┌─ SOURCE MATERIAL

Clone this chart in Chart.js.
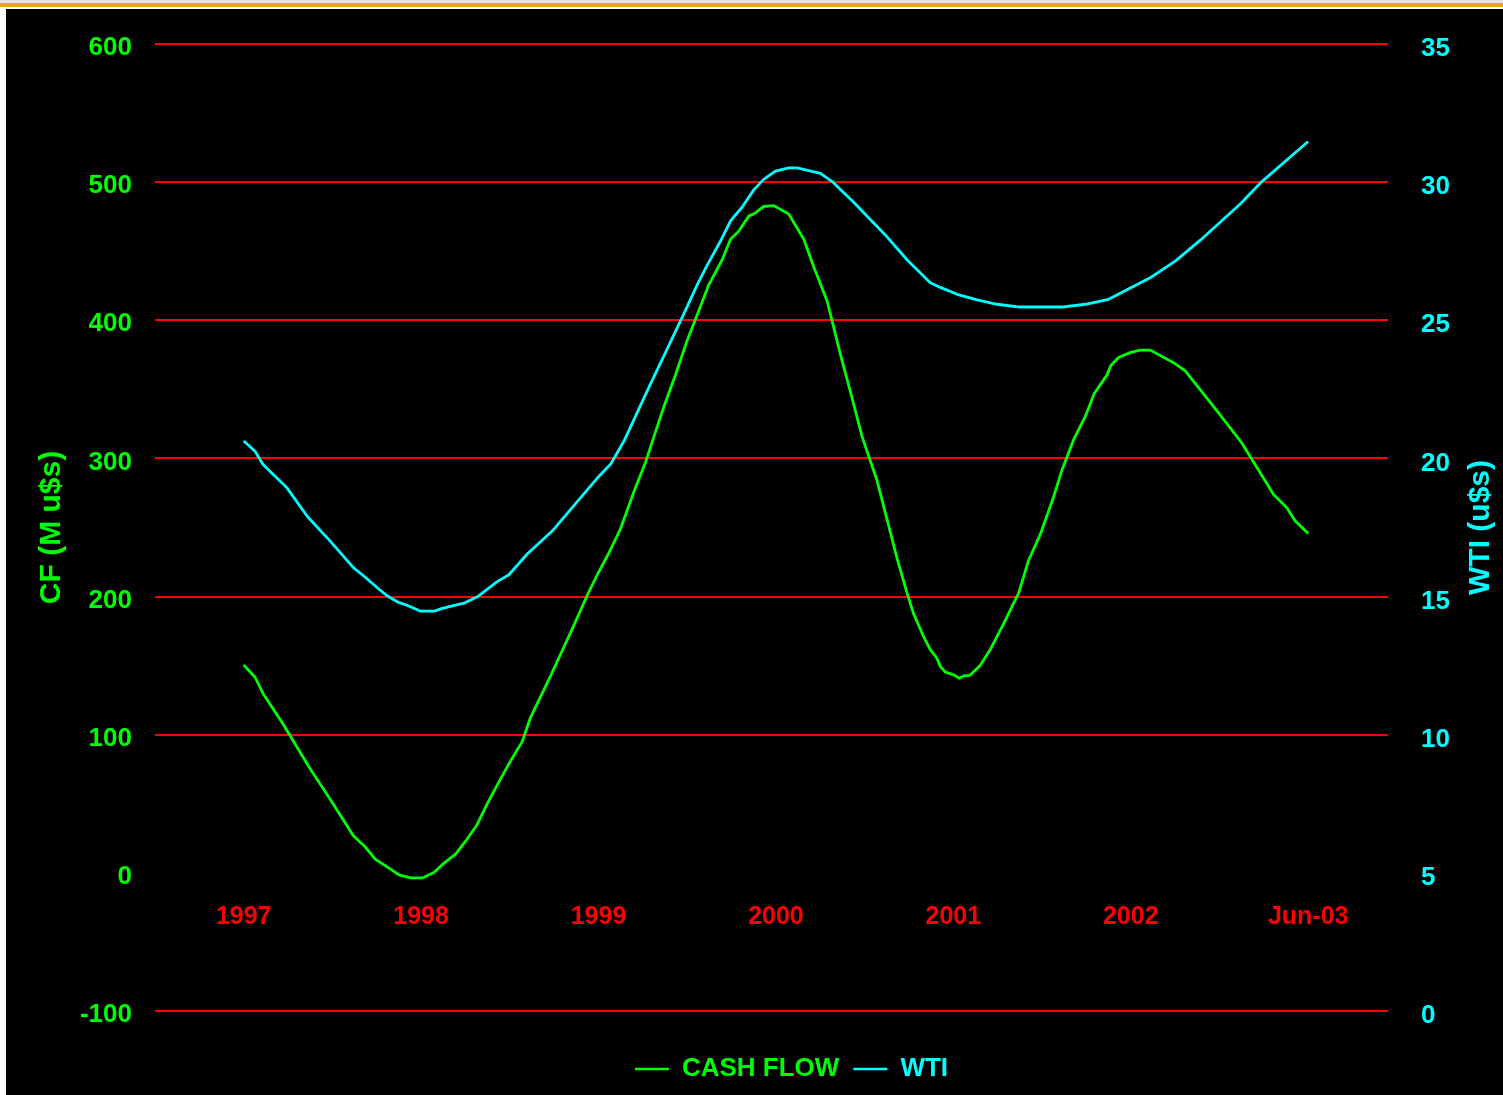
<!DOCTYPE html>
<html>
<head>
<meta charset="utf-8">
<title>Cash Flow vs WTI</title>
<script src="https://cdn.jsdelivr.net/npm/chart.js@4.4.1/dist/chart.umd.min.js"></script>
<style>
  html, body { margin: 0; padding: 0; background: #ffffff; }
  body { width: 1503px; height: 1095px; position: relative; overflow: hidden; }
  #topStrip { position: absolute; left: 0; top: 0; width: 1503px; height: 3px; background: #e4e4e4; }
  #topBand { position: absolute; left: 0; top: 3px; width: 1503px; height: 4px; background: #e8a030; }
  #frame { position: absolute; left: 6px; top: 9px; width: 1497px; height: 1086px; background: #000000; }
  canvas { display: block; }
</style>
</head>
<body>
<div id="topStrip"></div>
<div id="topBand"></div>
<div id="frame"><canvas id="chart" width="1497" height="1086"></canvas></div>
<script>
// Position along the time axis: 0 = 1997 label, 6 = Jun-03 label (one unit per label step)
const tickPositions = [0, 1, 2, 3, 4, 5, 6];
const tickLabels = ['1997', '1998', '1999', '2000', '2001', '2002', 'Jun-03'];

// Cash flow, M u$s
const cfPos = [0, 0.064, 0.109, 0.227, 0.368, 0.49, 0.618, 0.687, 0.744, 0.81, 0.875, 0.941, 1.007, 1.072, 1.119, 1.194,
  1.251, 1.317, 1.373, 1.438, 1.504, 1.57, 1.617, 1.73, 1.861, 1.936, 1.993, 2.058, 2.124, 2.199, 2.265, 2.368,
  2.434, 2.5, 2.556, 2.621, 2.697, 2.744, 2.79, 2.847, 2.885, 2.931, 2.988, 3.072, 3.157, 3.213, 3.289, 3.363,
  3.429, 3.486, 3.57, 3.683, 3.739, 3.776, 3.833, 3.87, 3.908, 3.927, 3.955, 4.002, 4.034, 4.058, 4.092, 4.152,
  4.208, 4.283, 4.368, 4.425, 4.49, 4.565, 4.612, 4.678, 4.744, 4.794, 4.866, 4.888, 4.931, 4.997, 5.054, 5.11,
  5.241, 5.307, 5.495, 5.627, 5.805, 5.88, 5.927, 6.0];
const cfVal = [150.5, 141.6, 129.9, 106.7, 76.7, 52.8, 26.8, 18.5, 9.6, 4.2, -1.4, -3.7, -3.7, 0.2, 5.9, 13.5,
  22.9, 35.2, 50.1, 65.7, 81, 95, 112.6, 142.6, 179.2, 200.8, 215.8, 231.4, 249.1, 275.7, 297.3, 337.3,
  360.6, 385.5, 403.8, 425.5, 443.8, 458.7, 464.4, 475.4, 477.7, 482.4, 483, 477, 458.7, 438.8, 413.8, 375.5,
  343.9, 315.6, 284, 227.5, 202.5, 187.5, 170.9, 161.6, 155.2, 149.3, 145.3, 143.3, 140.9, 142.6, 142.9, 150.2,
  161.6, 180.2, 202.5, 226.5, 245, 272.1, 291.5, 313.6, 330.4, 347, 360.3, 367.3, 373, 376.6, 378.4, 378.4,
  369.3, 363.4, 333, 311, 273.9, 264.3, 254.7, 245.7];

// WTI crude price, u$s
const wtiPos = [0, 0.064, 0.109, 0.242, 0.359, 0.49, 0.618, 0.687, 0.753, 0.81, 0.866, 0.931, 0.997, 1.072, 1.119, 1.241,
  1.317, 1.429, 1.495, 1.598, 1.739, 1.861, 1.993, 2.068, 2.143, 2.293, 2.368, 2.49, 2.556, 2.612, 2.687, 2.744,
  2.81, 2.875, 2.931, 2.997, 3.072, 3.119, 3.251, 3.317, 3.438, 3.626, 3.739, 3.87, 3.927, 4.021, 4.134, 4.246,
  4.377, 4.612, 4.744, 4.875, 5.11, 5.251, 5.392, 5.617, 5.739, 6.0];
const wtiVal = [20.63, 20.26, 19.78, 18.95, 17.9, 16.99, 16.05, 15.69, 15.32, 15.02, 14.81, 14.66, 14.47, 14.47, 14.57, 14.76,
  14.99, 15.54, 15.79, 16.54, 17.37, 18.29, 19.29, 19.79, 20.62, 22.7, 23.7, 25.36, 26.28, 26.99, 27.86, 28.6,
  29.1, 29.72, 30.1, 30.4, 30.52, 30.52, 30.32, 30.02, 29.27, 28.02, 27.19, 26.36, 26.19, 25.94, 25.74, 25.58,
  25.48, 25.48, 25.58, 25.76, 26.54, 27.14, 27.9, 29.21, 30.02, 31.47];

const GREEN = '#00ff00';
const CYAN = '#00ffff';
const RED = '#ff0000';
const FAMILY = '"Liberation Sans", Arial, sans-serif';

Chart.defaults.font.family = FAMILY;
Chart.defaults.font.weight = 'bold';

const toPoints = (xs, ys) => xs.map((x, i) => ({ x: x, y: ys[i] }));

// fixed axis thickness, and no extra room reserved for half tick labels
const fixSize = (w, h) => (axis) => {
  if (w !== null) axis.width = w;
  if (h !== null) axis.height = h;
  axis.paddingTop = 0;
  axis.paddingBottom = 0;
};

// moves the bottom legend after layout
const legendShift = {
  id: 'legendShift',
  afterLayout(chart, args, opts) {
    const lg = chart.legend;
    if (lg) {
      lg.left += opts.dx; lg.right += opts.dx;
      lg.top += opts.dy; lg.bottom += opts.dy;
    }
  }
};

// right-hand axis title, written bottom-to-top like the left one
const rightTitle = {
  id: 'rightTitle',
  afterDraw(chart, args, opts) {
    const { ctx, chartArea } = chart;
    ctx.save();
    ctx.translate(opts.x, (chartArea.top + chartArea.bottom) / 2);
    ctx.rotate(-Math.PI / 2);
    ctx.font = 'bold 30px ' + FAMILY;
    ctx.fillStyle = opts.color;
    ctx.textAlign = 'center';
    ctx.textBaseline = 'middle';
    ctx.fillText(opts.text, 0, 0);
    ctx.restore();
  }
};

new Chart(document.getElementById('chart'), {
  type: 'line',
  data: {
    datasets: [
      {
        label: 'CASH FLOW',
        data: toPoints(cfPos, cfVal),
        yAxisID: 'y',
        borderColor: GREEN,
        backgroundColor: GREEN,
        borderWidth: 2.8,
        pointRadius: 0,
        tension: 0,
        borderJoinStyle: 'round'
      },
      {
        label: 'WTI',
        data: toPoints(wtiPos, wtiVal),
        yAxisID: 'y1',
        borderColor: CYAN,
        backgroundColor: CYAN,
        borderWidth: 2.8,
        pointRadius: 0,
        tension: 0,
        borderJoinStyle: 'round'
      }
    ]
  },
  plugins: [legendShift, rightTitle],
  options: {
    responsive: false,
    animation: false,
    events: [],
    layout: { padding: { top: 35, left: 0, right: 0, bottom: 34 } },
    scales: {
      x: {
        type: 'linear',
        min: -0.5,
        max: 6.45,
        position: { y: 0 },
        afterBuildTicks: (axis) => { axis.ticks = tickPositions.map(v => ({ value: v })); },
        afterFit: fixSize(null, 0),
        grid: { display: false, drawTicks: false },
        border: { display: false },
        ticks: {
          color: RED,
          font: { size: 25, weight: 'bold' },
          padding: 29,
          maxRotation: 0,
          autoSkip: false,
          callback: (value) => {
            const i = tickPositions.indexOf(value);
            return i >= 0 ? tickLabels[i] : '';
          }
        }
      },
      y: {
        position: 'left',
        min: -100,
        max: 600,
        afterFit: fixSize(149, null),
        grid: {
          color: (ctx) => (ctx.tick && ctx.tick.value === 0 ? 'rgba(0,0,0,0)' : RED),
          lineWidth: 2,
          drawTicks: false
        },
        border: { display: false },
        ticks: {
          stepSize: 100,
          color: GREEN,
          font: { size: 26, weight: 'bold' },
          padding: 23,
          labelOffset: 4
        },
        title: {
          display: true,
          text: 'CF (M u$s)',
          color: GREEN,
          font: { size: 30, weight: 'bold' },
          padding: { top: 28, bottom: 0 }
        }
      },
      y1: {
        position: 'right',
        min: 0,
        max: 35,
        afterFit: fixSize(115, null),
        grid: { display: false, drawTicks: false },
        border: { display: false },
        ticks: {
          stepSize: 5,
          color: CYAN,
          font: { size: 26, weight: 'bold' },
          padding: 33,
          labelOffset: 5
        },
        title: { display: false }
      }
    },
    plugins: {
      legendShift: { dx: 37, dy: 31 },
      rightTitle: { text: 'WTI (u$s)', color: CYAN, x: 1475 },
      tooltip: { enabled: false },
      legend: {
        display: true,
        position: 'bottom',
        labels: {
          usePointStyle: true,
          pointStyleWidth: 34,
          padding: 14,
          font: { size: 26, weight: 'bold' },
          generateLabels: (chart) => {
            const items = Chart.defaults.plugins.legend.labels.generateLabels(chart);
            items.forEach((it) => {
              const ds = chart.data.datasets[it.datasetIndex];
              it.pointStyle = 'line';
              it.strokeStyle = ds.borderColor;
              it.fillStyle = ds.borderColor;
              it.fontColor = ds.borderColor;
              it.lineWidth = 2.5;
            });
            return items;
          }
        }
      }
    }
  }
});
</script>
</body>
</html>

└─

__REQUIREMENT__: Up to and including the line containing "['1997', '1998', '1999', '2000', '2001', '2002', 'Jun-03'];", repeat every line from the start of the data, but none of the pictures.

__TASK ANSWER__:
Clone this chart in Chart.js.
<!DOCTYPE html>
<html>
<head>
<meta charset="utf-8">
<title>Cash Flow vs WTI</title>
<script src="https://cdn.jsdelivr.net/npm/chart.js@4.4.1/dist/chart.umd.min.js"></script>
<style>
  html, body { margin: 0; padding: 0; background: #ffffff; }
  body { width: 1503px; height: 1095px; position: relative; overflow: hidden; }
  #topStrip { position: absolute; left: 0; top: 0; width: 1503px; height: 3px; background: #e4e4e4; }
  #topBand { position: absolute; left: 0; top: 3px; width: 1503px; height: 4px; background: #e8a030; }
  #frame { position: absolute; left: 6px; top: 9px; width: 1497px; height: 1086px; background: #000000; }
  canvas { display: block; }
</style>
</head>
<body>
<div id="topStrip"></div>
<div id="topBand"></div>
<div id="frame"><canvas id="chart" width="1497" height="1086"></canvas></div>
<script>
// Position along the time axis: 0 = 1997 label, 6 = Jun-03 label (one unit per label step)
const tickPositions = [0, 1, 2, 3, 4, 5, 6];
const tickLabels = ['1997', '1998', '1999', '2000', '2001', '2002', 'Jun-03'];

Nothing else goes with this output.